7 responses to “You, Me and Black Widow Spider Makes Three (hundred or more)

  1. You should develop a new ice cream flavor – Revel Garden Special.

  2. Ralph ⋅

    I’ve never paid much mind to spiders. Before long when I walk out back I will feel myself breaking webs as I walk through them. This happens every year, and I am usually surprised how strands so thin I didn’t even see them seem to be as strong as they are. Whatever type spider makes these webs with a span perhaps 5 feet across have been pretty elusive. Others I have seen but never got close enough to study them.

    I’ve always heard about them catching insects so I pretty much leave the spiders alone to do their own thing. Bees in the yard occasionally fly around me, I close my eyes if they are around my head and in short order they go about their business. I imagine we have an unwritten agreement- I plant things they like and they don’t bother me. Silly perhaps, but I’ve yet to get stung.

    My indifference toward spiders would probably change some if I found out there were potentially dangerous ones around. I am probably mistaken, but do black widows have an hourglass shaped pattern on their back? The picture above does have a familiar look, but I can’t be sure. With all the things going on in the world, I guess adding spiders to the list of things to watch out for won’t be a deal breaker. I’ll have to pay more attention next time I see one.

    • Revel

      Black widows do have the red mark but it’s on their abdomen, not back, so by the time you can see and recognize it, you’re probably too close.

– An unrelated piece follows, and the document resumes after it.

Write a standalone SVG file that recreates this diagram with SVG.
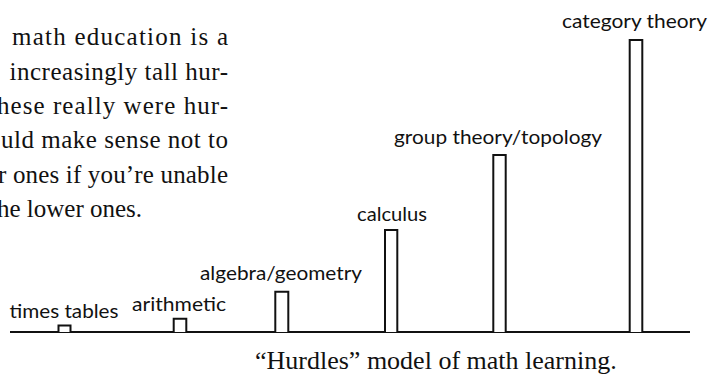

      I also generally leave spiders alone & believe they’re beneficial.

      Slow getting started this year but I do have sunflower seeds – including some you brought to the exchange – in the ground. How about you?

  3. Freddy ⋅

    Spiders suck.

  4. Fred Johnson ⋅

    Spiders. Suck.

  5. Ralph ⋅

    Aside from mowing the yard to chop up leaves I haven’t done anything in the ground yet. I need to get moving!